Dana publik yang seharusnya digunakan untuk kesejahteraan
rakyat malah dialihkan untuk kepentingan segelintir kelompok berkuasa.
(8) Perguruan Tinggi dan Organisasi Kemasyarakatan Dijebak
dalam Bisnis Tambang
Kebijakan yang mengizinkan perguruan tinggi untuk mengelola
tambang mengancam independensi akademik dan menjauhkan dunia pendidikan dari
nilai-nilai kritis serta keberpihakan pada kepentingan rakyat.
(9) Pemangkasan Anggaran dengan Dalih Penghematan
Ini justru semakin membebani rakyat, sementara di sisi lain,
pemerintah membentuk kabinet yang gemuk dengan penempatan pejabat yang terkesan
asal-asalan tanpa mempertimbangkan kapasitas dan kompetensi mereka.
Berdasarkan situasi di atas, IKAD menyerukan kepada
pemerintah untuk segera:
(1) Mencabut Instruksi Presiden Nomor 1 Tahun 2025 yang
memberlakukan pemangkasan anggaran yang tidak pro-rakyat, serta:
* Meninjau ulang kebijakan PPN 12 persen yang membebani
rakyat kecil dan meningkatkan perlindungan sosial bagi kelompok rentan.
* Mengembalikan subsidi energi demi meringankan beban hidup masyarakat serta menjalankan transisi energi yang berkeadilan.
* Menghentikan praktik perampasan tanah atas nama Proyek
Strategis Nasional (PSN) dan memastikan hak agraria rakyat terlindungi.
* Meninjau ulang UU Cipta Kerja untuk menjamin hak normatif,
hak berserikat, dan perlindungan pekerja.

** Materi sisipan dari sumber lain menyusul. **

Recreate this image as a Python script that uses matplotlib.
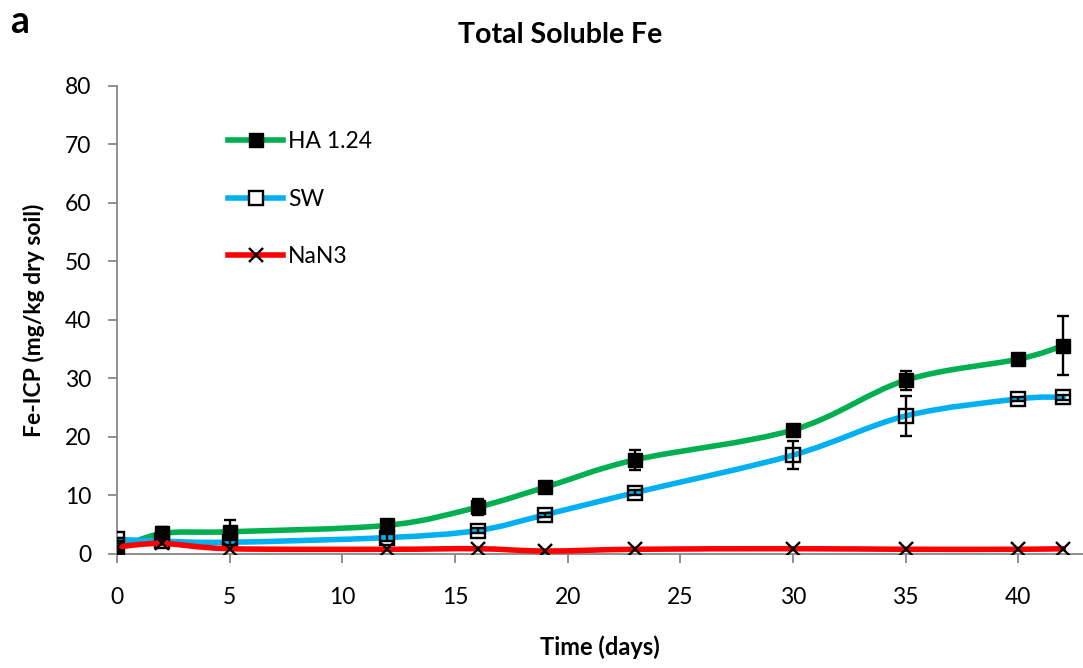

* Menghargai serta melindungi kebudayaan lokal dari eksploitasi
pariwisata yang merusak.
(2) Menghapus pasal dalam RUU Minerba yang memberikan izin
kepada perguruan tinggi untuk mengelola tambang guna menjaga independensi
akademik.
(3) Menghentikan praktik penghimpunan dana yang merugikan
rakyat, termasuk skema-skema seperti Danantara yang berpotensi memperkaya
oligarki dan tidak transparan dalam pengelolaannya.
(4) Penegakan hukum, terutama dalam kasus korupsi, harus
dilakukan dengan tegas, transparan, dan tanpa pandang bulu. Aparat penegak
hukum tidak boleh tunduk pada kepentingan politik atau ekonomi yang melemahkan
upaya pemberantasan korupsi, karena korupsi bukan sekadar pelanggaran hukum,
tetapi kejahatan yang merusak keadilan sosial dan kesejahteraan rakyat.
Kami percaya bahwa keadilan sosial, ekonomi, dan lingkungan
harus menjadi landasan utama dalam pembangunan demi kesejahteraan rakyat secara
lahir dan batin. IKAD berkomitmen untuk terus berjuang bersama masyarakat sipil
demi mewujudkan Indonesia yang lebih adil, demokratis, dan berkeadaban. (***)
Jakarta, 20 Februari 2025
Ruth Indiah Rahayu
Ketua Umum Ikatan Keluarga Alumni Driyarkara.